“We’ve got to keep in mind the bigger picture and we’ve got to move forward, we can’t just sweep it under the rug and hope it goes away.”
You might think these words came from the mouth of someone like, say, Rep. Todd Akin’s campaign manager, following the explosion of bipartisan contempt for Mr. Akin. The “it” being swept under the rug would, of course, be Mr. Akin’s widely discredited comments on rape.
However, if you thought that, you would be wrong. This sentence comes from a campaign operative in Minnesota, describing how difficult it is to run a campaign after what is, in many states, an act of solicitation at minimum and possibly even an attempt at statutory rape.
Meet Minnesota State Rep. Terry Gauthier.
Mr. Gauthier was, until recently, a minor Democratic State Representative in Minnesota with probably barely any name recognition outside his district. Now, Mr. Gauthier could be fixing to face 15 minutes of infamy.
You see, among his other pastimes, Mr. Gauthier likes to troll the popular website Craigslist, and not for used toasters, or futons, or any of the things most people use Craigslist for. No, Mr. Gauthier likes to troll Craigslist for sex. With young men. Or in this case, a 17-year-old boy.
And Mr. Gauthier apparently gets what he looks for, because he is now alleged to have engaged in oral sex with the unnamed 17-year-old in question, leading many to call his resignation, and even more to call on him to back out of his race for reelection:
Democratic Rep. Paul Thissen of Minneapolis, the House Minority Leader, said he was “deeply disappointed” in Gauthier’s conduct and wants him to step aside.
“As I shared with Rep. Gauthier, I believe he should withdraw from the race for re-election,” Thissen said in a statement released by his office.
Less than an hour later, state Democratic Party Chairman Ken Martin echoed Thissen’s comments and sought his withdrawal. Both Democrats stopped short of asking Gauthier to leave office before his term ends in January.
“His are actions inexcusable,” Martin said. “No one in our party condones what he did, nor will we defend him in this matter.”
According to police reports, Gauthier admitted to the act. The New York Daily News has more on what happened:
The first-term legislator wasn’t charged in the alleged July 22 encounter because the legal age of consent in Minnesota is 16 and no money was exchanged, according to the St. Louis County attorney’s office. Police say the two had oral sex behind a rest stop pavilion in Duluth after the teen responded to Gauthier’s Craigslist ad looking for a “no strings attached” sex.

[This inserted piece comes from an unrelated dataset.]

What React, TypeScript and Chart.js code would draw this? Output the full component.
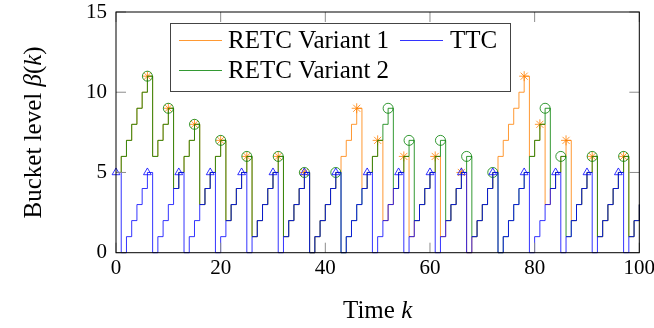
import { useEffect, useRef } from 'react';
import { Chart, registerables } from 'chart.js';

Chart.register(...registerables);

// Bucket level per time step k = 0..100
const RETC_V1 = [
  5, 6, 7, 8, 9, 10, 11,
  6, 7, 8, 9,
  4, 5, 6, 7, 8,
  3, 4, 5, 6, 7,
  2, 3, 4, 5, 6,
  1, 2, 3, 4, 5, 6,
  1, 2, 3, 4, 5,
  0, 1, 2, 3, 4, 5, 6, 7, 8, 9,
  4, 5, 6, 7,
  2, 3, 4, 5, 6,
  1, 2, 3, 4, 5, 6,
  1, 2, 3, 4, 5,
  0, 1, 2, 3, 4, 5, 6, 7, 8, 9, 10, 11,
  6, 7, 8,
  3, 4, 5, 6, 7,
  2, 3, 4, 5, 6,
  1, 2, 3, 4, 5, 6,
  1, 2, 3,
];

const TTC = [
  5, 0, 1, 2, 3, 4,
  5, 0, 1, 2, 3, 4,
  5, 0, 1, 2, 3, 4,
  5, 0, 1, 2, 3, 4,
  5, 0, 1, 2, 3, 4,
  5, 0, 1, 2, 3, 4,
  5, 0, 1, 2, 3, 4,
  5, 0, 1, 2, 3, 4,
  5, 0, 1, 2, 3, 4,
  5, 0, 1, 2, 3, 4,
  5, 0, 1, 2, 3, 4,
  5, 0, 1, 2, 3, 4,
  5, 0, 1, 2, 3, 4,
  5, 0, 1, 2, 3, 4,
  5, 0, 1, 2, 3, 4,
  5, 0, 1, 2, 3, 4,
  5, 0, 1, 2, 3,
];

const RETC_V2 = [
  5, 6, 7, 8, 9, 10, 11,
  6, 7, 8, 9,
  4, 5, 6, 7, 8,
  3, 4, 5, 6, 7,
  2, 3, 4, 5, 6,
  1, 2, 3, 4, 5, 6,
  1, 2, 3, 4, 5,
  0, 1, 2, 3, 4, 5,
  0, 1, 2, 3, 4, 5, 6, 7, 8, 9,
  4, 5, 6, 7,
  2, 3, 4, 5, 6, 7,
  2, 3, 4, 5, 6,
  1, 2, 3, 4, 5,
  0, 1, 2, 3, 4, 5, 6, 7, 8, 9,
  4, 5, 6,
  1, 2, 3, 4, 5, 6,
  1, 2, 3, 4, 5, 6,
  1, 2, 3,
];

const X_TICKS = [0, 20, 40, 60, 80, 100];
const Y_TICKS = [0, 5, 10, 15];
const SERIES_LABELS = ['RETC Variant 1', 'TTC', 'RETC Variant 2'];

const ORANGE = 'rgba(255,128,0,0.8)';
const BLUE = 'rgba(0,0,255,0.8)';
const GREEN = 'rgba(0,128,0,0.8)';
const SERIF = '"Liberation Serif", "Times New Roman", serif';

type Seg = { t: string; it?: boolean };

function drawSegs(ctx: CanvasRenderingContext2D, segs: Seg[], cx: number, baseY: number, size: number) {
  const widths = segs.map((s) => {
    ctx.font = `${s.it ? 'italic ' : ''}${size}px ${SERIF}`;
    return ctx.measureText(s.t).width;
  });
  const total = widths.reduce((a, b) => a + b, 0);
  let x = cx - total / 2;
  ctx.textAlign = 'left';
  ctx.textBaseline = 'alphabetic';
  segs.forEach((s, i) => {
    ctx.font = `${s.it ? 'italic ' : ''}${size}px ${SERIF}`;
    ctx.fillText(s.t, x, baseY);
    x += widths[i];
  });
}

const decorPlugin = {
  id: 'decor',
  afterDatasetsDraw(chart: any) {
    const { ctx, chartArea: a, scales } = chart;
    const xs = scales.x;
    const ys = scales.y;
    ctx.save();
    ctx.strokeStyle = '#8c8c8c';
    ctx.lineWidth = 1;
    const TL = 10;
    ctx.beginPath();
    for (const v of X_TICKS) {
      const px = xs.getPixelForValue(v);
      ctx.moveTo(px, a.bottom);
      ctx.lineTo(px, a.bottom - TL);
      ctx.moveTo(px, a.top);
      ctx.lineTo(px, a.top + TL);
    }
    for (const v of Y_TICKS) {
      const py = ys.getPixelForValue(v);
      ctx.moveTo(a.left, py);
      ctx.lineTo(a.left + TL, py);
      ctx.moveTo(a.right, py);
      ctx.lineTo(a.right - TL, py);
    }
    ctx.stroke();
    ctx.strokeStyle = '#000';
    ctx.strokeRect(a.left, a.top, a.right - a.left, a.bottom - a.top);
    ctx.restore();
  },
  afterDraw(chart: any) {
    const { ctx, chartArea: a } = chart;
    ctx.save();
    ctx.fillStyle = '#000';
    // x title
    drawSegs(ctx, [{ t: 'Time ' }, { t: 'k', it: true }], (a.left + a.right) / 2, 318, 25);
    // y title
    ctx.save();
    ctx.translate(41, (a.top + a.bottom) / 2);
    ctx.rotate(-Math.PI / 2);
    drawSegs(
      ctx,
      [{ t: 'Bucket level ' }, { t: 'β', it: true }, { t: '(' }, { t: 'k', it: true }, { t: ')' }],
      0,
      0,
      25
    );
    ctx.restore();

    // legend
    const bx = 170.5, by = 23.5, bw = 340, bh = 68;
    ctx.fillStyle = '#fff';
    ctx.fillRect(bx, by, bw, bh);
    ctx.strokeStyle = '#444';
    ctx.lineWidth = 1;
    ctx.strokeRect(bx, by, bw, bh);
    const entries = [
      { label: SERIES_LABELS[0], color: ORANGE, lx: 179, tx: 228, ly: 40.5, ty: 47.5 },
      { label: SERIES_LABELS[1], color: BLUE, lx: 400, tx: 450, ly: 40.5, ty: 47.5 },
      { label: SERIES_LABELS[2], color: GREEN, lx: 179, tx: 228, ly: 70.5, ty: 77.5 },
    ];
    for (const e of entries) {
      ctx.strokeStyle = e.color;
      ctx.beginPath();
      ctx.moveTo(e.lx, e.ly);
      ctx.lineTo(e.lx + 43, e.ly);
      ctx.stroke();
      ctx.fillStyle = '#000';
      ctx.font = `25px ${SERIF}`;
      ctx.textAlign = 'left';
      ctx.textBaseline = 'alphabetic';
      ctx.fillText(e.label, e.tx, e.ty);
    }
    ctx.restore();
  },
};

function markerRadius(values: number[], r: number) {
  return (c: any) => {
    const i = c.dataIndex;
    return i < values.length - 1 && values[i + 1] < values[i] ? r : 0;
  };
}

function toPoints(values: number[]) {
  return values.map((v, i) => ({ x: i, y: v }));
}

export default function App() {
  const ref = useRef<HTMLCanvasElement | null>(null);

  useEffect(() => {
    if (!ref.current) return;
    const chart = new Chart(ref.current, {
      type: 'line',
      data: {
        datasets: [
          {
            label: SERIES_LABELS[0],
            data: toPoints(RETC_V1),
            borderColor: ORANGE,
            borderWidth: 1,
            stepped: true,
            pointStyle: 'star',
            pointRadius: markerRadius(RETC_V1, 5),
            pointBorderColor: ORANGE,
            pointBackgroundColor: 'transparent',
            pointBorderWidth: 1,
            order: 2,
            clip: false,
          } as any,
          {
            label: SERIES_LABELS[1],
            data: toPoints(TTC),
            borderColor: BLUE,
            borderWidth: 1,
            stepped: true,
            pointStyle: 'triangle',
            pointRadius: markerRadius(TTC, 4.5),
            pointBorderColor: BLUE,
            pointBackgroundColor: 'transparent',
            pointBorderWidth: 1,
            order: 0,
            clip: false,
          },
          {
            label: SERIES_LABELS[2],
            data: toPoints(RETC_V2),
            borderColor: GREEN,
            borderWidth: 1,
            stepped: true,
            pointStyle: 'circle',
            pointRadius: markerRadius(RETC_V2, 5),
            pointBorderColor: GREEN,
            pointBackgroundColor: 'transparent',
            pointBorderWidth: 1,
            order: 1,
            clip: false,
          },
        ],
      },
      options: {
        animation: false,
        responsive: false,
        devicePixelRatio: 1,
        events: [],
        layout: { padding: { top: 12, right: 14.7, left: 0, bottom: 0 } },
        plugins: {
          legend: { display: false },
          tooltip: { enabled: false },
        },
        scales: {
          x: {
            type: 'linear',
            min: 0,
            max: 100,
            grid: { display: false, drawTicks: false },
            border: { display: false },
            ticks: {
              padding: 3,
              color: '#000',
              maxRotation: 0,
              autoSkip: false,
              font: { family: SERIF, size: 21 },
            },
            afterBuildTicks: (s: any) => {
              s.ticks = X_TICKS.map((v) => ({ value: v }));
            },
            afterFit: (s: any) => {
              s.height = 75.3;
              s.paddingLeft = 0;
              s.paddingRight = 0;
            },
          },
          y: {
            type: 'linear',
            min: 0,
            max: 15,
            grid: { display: false, drawTicks: false },
            border: { display: false },
            ticks: {
              padding: 9,
              color: '#000',
              autoSkip: false,
              font: { family: SERIF, size: 21 },
            },
            afterBuildTicks: (s: any) => {
              s.ticks = Y_TICKS.map((v) => ({ value: v }));
            },
            afterFit: (s: any) => {
              s.width = 116;
              s.paddingTop = 0;
              s.paddingBottom = 0;
            },
          },
        },
      },
      plugins: [decorPlugin],
    });
    return () => chart.destroy();
  }, []);

  return (
    <div style={{ position: 'absolute', left: 0, top: 0, width: 654, height: 328, background: '#fff' }}>
      <canvas ref={ref} width={654} height={328} style={{ width: 654, height: 328, display: 'block' }} />
    </div>
  );
}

Prior to this mistake, Gauthier’s reelection probably would have been a lock. He won 73 percent of the vote the last time he ran. However, there are some things no politician can live down. Granted, Gauthier hasn’t been arrested for the act, seeing as 17 is over Minnesota’s legal age of consent (16), but his behavior has still turned virtually all of Minnesota’s political establishment, left, right and center against him:
Everyone short of your local barista is calling for Gauthier to quit. At MPR, Dan Kraker writes: “Duluth City Councilman Jay Fosle and Duluth Assistant Fire Chief Erik Simonson both say they will run as write-in candidates to replace Gauthier. Gauthier has not said whether he will stay in the race. The head of the state GOP has called on him to resign, while DFL chair Ken Martin has asked Gauthier to not seek a second term. Simonson said that it is tough to launch a campaign amid that backdrop. ‘But we’ve got to keep in mind the bigger picture and we’ve got to move forward, we can’t just sweep it under the rug and hope it goes away,’ Simonson said.”
Heck, even the Strib editorial board wants him gone: “Solicitation for sex in a public place with a stranger, male or female, nearly 40 years one’s junior is conduct unbecoming an elected official. That’s why House leaders of both parties, GOP House Speaker Kurt Zellers called on Gauthier to step down, and DFL Minority Leader Paul Thissen urged him not to seek re-election. … One would have to be stone-hearted not to feel some sympathy for him. But this very week is when state assistance for his flood-ravaged district is taking shape at the Capitol. Gauthier’s inability to attend to the public’s business now is telling about his ability to serve effectively in the future. He should step down.”
Whether Gauthier will listen to these critics, or adopt Todd Akin’s “damn the torpedoes, full speed ahead” approach is not clear yet.